La fusion des données a deux dimensions, d'une par le regroupement des données et d'autre part l'interprétation de l'information. Le regroupement des informations peut s'effectuer en grande partie de façon automatique, alors que l'interprétation d'événements et de problèmes complexes nécessite une analyse humaine. C'est cette analyse toutes sources qui est au coeur du processus de renseignements.
Il y a des tensions naturelles entre les sources de recherche à caractère unique et la composante analytique toutes sources, notamment en raison de la concurrence dans l'attribution des ressources.
Dans la foulée de la controverse sur les armes de destruction massive en Iraq, les États-Unis et le Royaume-Uni ont établi qu'il y avait eu des ratés dans l'échange d'information entre organismes de renseignement, car ces organismes de renseignement avaient trop tendance à fournir des données brutes directement aux décideurs politiques sans s'appuyer une analyse correctement synchronisée de toutes les sources. Il y a là des leçons à tirer pour le Canada aussi.
L'acétate 6 présente une perspective plus verticale du renseignement de défense, du niveau stratégique global au niveau tactique. Elle montre que la nature des efforts de renseignement et des produits associés varie d'un palier de commandement à un autre. Cela étant, comme on vous l'a déjà dit, l'ère de l'information a entraîné une compression et un chevauchement considérables entre les paliers stratégique, opérationnel et tactique. Les éléments du niveau stratégique contribuent de plus en plus à la prise de décisions tactiques et à l'inverse, les actions tactiques sont parfois influencées directement par des considérations stratégiques.
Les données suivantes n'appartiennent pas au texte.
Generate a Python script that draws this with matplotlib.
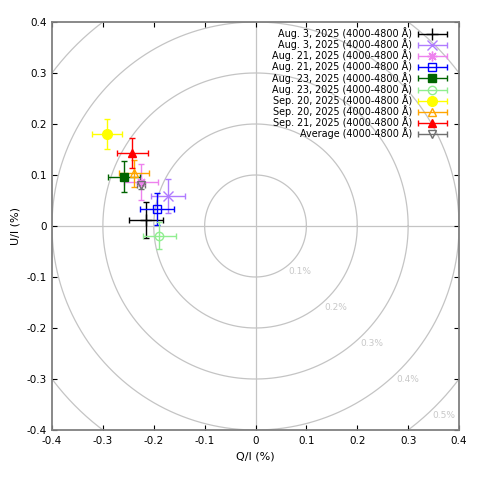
import numpy as np
import matplotlib
matplotlib.use("Agg")
import matplotlib.pyplot as plt
from matplotlib.container import ErrorbarContainer
from matplotlib.legend_handler import HandlerErrorbar
from matplotlib.ticker import FormatStrFormatter, MultipleLocator

# polarimetry values (percent)
labels = ["Aug. 3, 2025 (4000-4800 Å)", "Aug. 3, 2025 (4000-4800 Å)",
          "Aug. 21, 2025 (4000-4800 Å)", "Aug. 21, 2025 (4000-4800 Å)",
          "Aug. 23, 2025 (4000-4800 Å)", "Aug. 23, 2025 (4000-4800 Å)",
          "Sep. 20, 2025 (4000-4800 Å)", "Sep. 20, 2025 (4000-4800 Å)",
          "Sep. 21, 2025 (4000-4800 Å)", "Average (4000-4800 Å)"]
q = [-0.215, -0.172, -0.225, -0.194, -0.259, -0.189, -0.292, -0.239, -0.242, -0.225]
u = [0.012, 0.059, 0.086, 0.033, 0.097, -0.019, 0.180, 0.103, 0.143, 0.080]
q_err = [0.033, 0.034, 0.033, 0.034, 0.031, 0.032, 0.030, 0.029, 0.031, 0.008]
u_err = [0.035, 0.034, 0.035, 0.032, 0.031, 0.027, 0.029, 0.027, 0.030, 0.008]

colors = ["black", "#b07cff", "#ee82ee", "blue", "#006400", "#90ee90",
          "#ffff00", "#ffa500", "red", "#707070"]
markers = ["+", "x", (8, 2, 0), "s", "s", "o", "o", "^", "^", "v"]
filled = [True, True, True, False, True, False, True, False, True, False]
msizes = [8, 7, 7, 6, 6, 6, 7, 6, 6, 6]

# circles of constant polarisation degree
radii = [0.1, 0.2, 0.3, 0.4, 0.5]
radius_labels = ["0.1%", "0.2%", "0.3%", "0.4%", "0.5%"]

fig = plt.figure(figsize=(4.78, 4.78), dpi=100)
ax = fig.add_axes([0.1088, 0.1004, 0.8515, 0.8536])

# guide circles and zero lines
theta = np.linspace(0, 2 * np.pi, 400)
for r, lab in zip(radii, radius_labels):
    ax.plot(r * np.cos(theta), r * np.sin(theta), color="#c4c4c4", lw=0.9, zorder=1)
    d = r / np.sqrt(2)
    ax.text(d + 0.016, -d - 0.018, lab, color="#c8c8c8", fontsize=6.5,
            ha="center", va="center", zorder=1)
ax.axhline(0, color="#c4c4c4", lw=0.9, zorder=1)
ax.axvline(0, color="#c4c4c4", lw=0.9, zorder=1)

containers = []
for i in range(len(q)):
    face = colors[i] if filled[i] else "none"
    c = ax.errorbar(q[i], u[i], xerr=q_err[i], yerr=u_err[i], fmt="none",
                    ecolor=colors[i], elinewidth=1.0, capsize=2.2, capthick=1.0,
                    label=labels[i], zorder=3)
    # marker drawn on top of the bars
    ax.plot(q[i], u[i], linestyle="none", marker=markers[i], color=colors[i],
            markerfacecolor=face, markeredgecolor=colors[i], markersize=msizes[i],
            markeredgewidth=1.0, zorder=4)
    containers.append(c)

# gnuplot style key: horizontal bar with caps and the point in the middle
proxies = []
for i, c in enumerate(containers):
    face = colors[i] if filled[i] else "none"
    line = matplotlib.lines.Line2D([], [], linestyle="none", marker=markers[i],
                                   color=colors[i], markerfacecolor=face,
                                   markeredgecolor=colors[i], markersize=msizes[i],
                                   markeredgewidth=1.0)
    pc = ErrorbarContainer((line, c.lines[1], c.lines[2]), has_xerr=True, has_yerr=False,
                           label=labels[i])
    proxies.append(pc)

leg = ax.legend(handles=proxies, labels=labels, loc="upper right",
                bbox_to_anchor=(0.976, 0.992), frameon=False, fontsize=6.9,
                markerfirst=False, handlelength=3.1, handleheight=0.6,
                handletextpad=0.6, labelspacing=-0.08, borderpad=0.2,
                borderaxespad=0.0,
                handler_map={ErrorbarContainer: HandlerErrorbar(xerr_size=1.5)})

ax.set_xlim(-0.4, 0.4)
ax.set_ylim(-0.4, 0.4)
ax.xaxis.set_major_locator(MultipleLocator(0.1))
ax.yaxis.set_major_locator(MultipleLocator(0.1))
ax.xaxis.set_major_formatter(FormatStrFormatter("%g"))
ax.yaxis.set_major_formatter(FormatStrFormatter("%g"))
ax.tick_params(direction="in", top=True, right=True, length=3.5, width=0.8,
               labelsize=7.5, colors="black", pad=4)
for s in ax.spines.values():
    s.set_color("#808080")
    s.set_linewidth(1.3)

ax.set_xlabel("Q/I (%)", fontsize=8)
ax.set_ylabel("U/I (%)", fontsize=8)

fig.savefig("out.png", dpi=100)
Ce graphique sert aussi à montrer que les personnels et unités du renseignement font partie intégrante de la chaîne de commandement. Par exemple, comme vous le savez pour la plupart, au niveau opérationnel, la marine a des centres de fusion pour appuyer les opérations maritimes sur chaque côte. Les escadres et escadrons de l'armée de l'air ont leur propre section de renseignement organique et l'armée dispose de capacités analogues.
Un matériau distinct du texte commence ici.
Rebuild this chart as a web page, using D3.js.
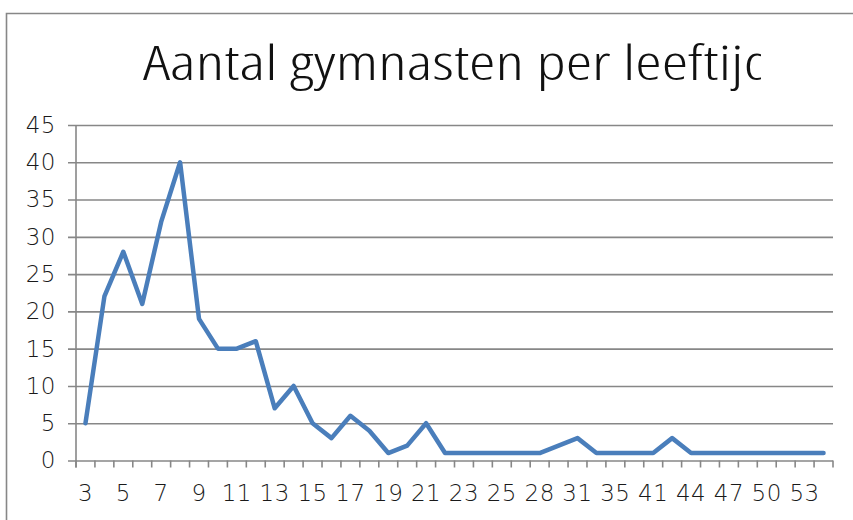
<!DOCTYPE html>
<html>
<head>
<meta charset="utf-8">
<script src="https://cdn.jsdelivr.net/npm/d3@7"></script>
<style>
  body { margin: 0; background: #fff; }
</style>
</head>
<body>
<div id="chart"></div>
<script>
// leeftijden (every other label is shown on the axis)
var ages = [3,4,5,6,7,8,9,10,11,12,13,14,15,16,17,18,19,20,21,22,23,24,25,
            27,28,30,31,33,35,38,41,42,44,45,47,48,50,51,53,56];
// aantal gymnasten
var counts = [5,22,28,21,32,40,19,15,15,16,7,10,5,3,6,4,1,2,5,
              1,1,1,1,1,1,2,3,1,1,1,1,3,1,1,1,1,1,1,1,1];
var yTicks = [0,5,10,15,20,25,30,35,40,45];
var title = "Aantal gymnasten per leeftijd";

var width = 853, height = 520;
var plotLeft = 76, plotRight = 833, plotTop = 125, plotBottom = 460.5;
var grey = "#878787";
var labelFont = "'DejaVu Sans', sans-serif";

var svg = d3.select("#chart").append("svg")
    .attr("width", width)
    .attr("height", height);

// outer chart border (top + left visible)
svg.append("path")
    .attr("d", "M6.5,520 V13.5 H853")
    .attr("fill", "none")
    .attr("stroke", grey)
    .attr("stroke-width", 1.6);

// title, clipped like the original
svg.append("clipPath").attr("id", "titleclip")
  .append("rect").attr("x", 0).attr("y", 0).attr("width", 761).attr("height", 110);

svg.append("text")
    .attr("clip-path", "url(#titleclip)")
    .attr("x", 143)
    .attr("y", 80)
    .attr("textLength", 630)
    .attr("lengthAdjust", "spacingAndGlyphs")
    .style("font-family", "'Open Sans', sans-serif")
    .style("font-weight", 300)
    .style("font-stretch", "75%")
    .style("font-size", "47px")
    .style("fill", "#111")
    .text(title);

var x = d3.scaleBand()
    .domain(ages.map(String))
    .range([plotLeft, plotRight]);

var y = d3.scaleLinear()
    .domain([0, 45])
    .range([plotBottom, plotTop]);

// gridlines + y labels
var yAxis = d3.axisLeft(y)
    .tickValues(yTicks)
    .tickSize(-(plotRight - plotLeft + 8))
    .tickPadding(12)
    .tickFormat(d3.format("d"));

var gy = svg.append("g")
    .attr("transform", "translate(" + (plotLeft - 8) + ",0)")
    .call(yAxis);
gy.select(".domain").remove();
gy.selectAll("line").attr("stroke", grey).attr("stroke-width", 1.6);
gy.selectAll("text")
    .style("font-family", labelFont)
    .style("font-weight", 200)
    .style("font-size", "23px")
    .style("letter-spacing", "0.5px")
    .style("fill", "#1a1a1a");

// vertical axis line
svg.append("line")
    .attr("x1", plotLeft).attr("x2", plotLeft)
    .attr("y1", plotTop).attr("y2", plotBottom + 7)
    .attr("stroke", grey).attr("stroke-width", 1.6);

// x ticks at band edges
var edges = ages.map(function(a) { return x(String(a)); }).concat([plotRight]);
svg.append("g").selectAll("line")
    .data(edges)
    .enter().append("line")
    .attr("x1", function(d) { return d; })
    .attr("x2", function(d) { return d; })
    .attr("y1", plotBottom)
    .attr("y2", plotBottom + 7)
    .attr("stroke", grey)
    .attr("stroke-width", 1.6);

// x labels (every other category)
var xAxis = d3.axisBottom(x)
    .tickValues(ages.filter(function(a, i) { return i % 2 === 0; }).map(String))
    .tickSize(0)
    .tickPadding(24);
var gx = svg.append("g")
    .attr("transform", "translate(0," + plotBottom + ")")
    .call(xAxis);
gx.select(".domain").remove();
gx.selectAll("text")
    .style("font-family", labelFont)
    .style("font-weight", 200)
    .style("font-size", "23px")
    .style("letter-spacing", "0.5px")
    .style("fill", "#1a1a1a");

// line
var line = d3.line()
    .x(function(d, i) { return x(String(ages[i])) + x.bandwidth() / 2; })
    .y(function(d) { return y(d); });

svg.append("path")
    .datum(counts)
    .attr("d", line)
    .attr("fill", "none")
    .attr("stroke", "#4a7ebb")
    .attr("stroke-width", 4.5)
    .attr("stroke-linejoin", "round")
    .attr("stroke-linecap", "round");
</script>
</body>
</html>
L'acétate 7 donne un aperçu d'ensemble de mon organisation au niveau national. Les divers agents de collecte et unités de source unique dont j'ai parlé tout à l'heure sont groupés au sein de la Division des capacités du renseignement, et des éléments de ces unités sont déployés sur les théâtres opérationnels en fonction de besoins spécifiques. La Division de la production du renseignement inclut des analystes experts dans certains domaines géographiques, fonctionnels ou scientifiques. Beaucoup d'entre eux ont des diplômes supérieurs. L'analyse toutes sources, les évaluations stratégiques et les produits opérationnels sont fournis par les analystes du renseignement de cette division qui travaillent normalement en collaboration avec d'autres partenaires nationaux et internationaux.
Nous avons aussi ancré au coeur du Centre de commandement de la Défense nationale un dispositif de surveillance permanente du renseignement et divers analystes du renseignement opérationnel qui contribuent à ces processus. La capacité de renseignement nationale s'étend aux théâtres d'opérations sur lesquels nous déployons des centres de renseignement nationaux ou conjoints. On y trouve un ensemble de capacités de collecte, de fusion et d'analyse destinées à appuyer les commandants déployés. Dans le contexte opérationnel de l'après-11 septembre, la diversité des menaces visant certaines missions nous a amenés à nous doter de capacités considérablement renforcées qui ont été extrêmement utiles aux unités que nous avons déployées lors d'opérations récentes.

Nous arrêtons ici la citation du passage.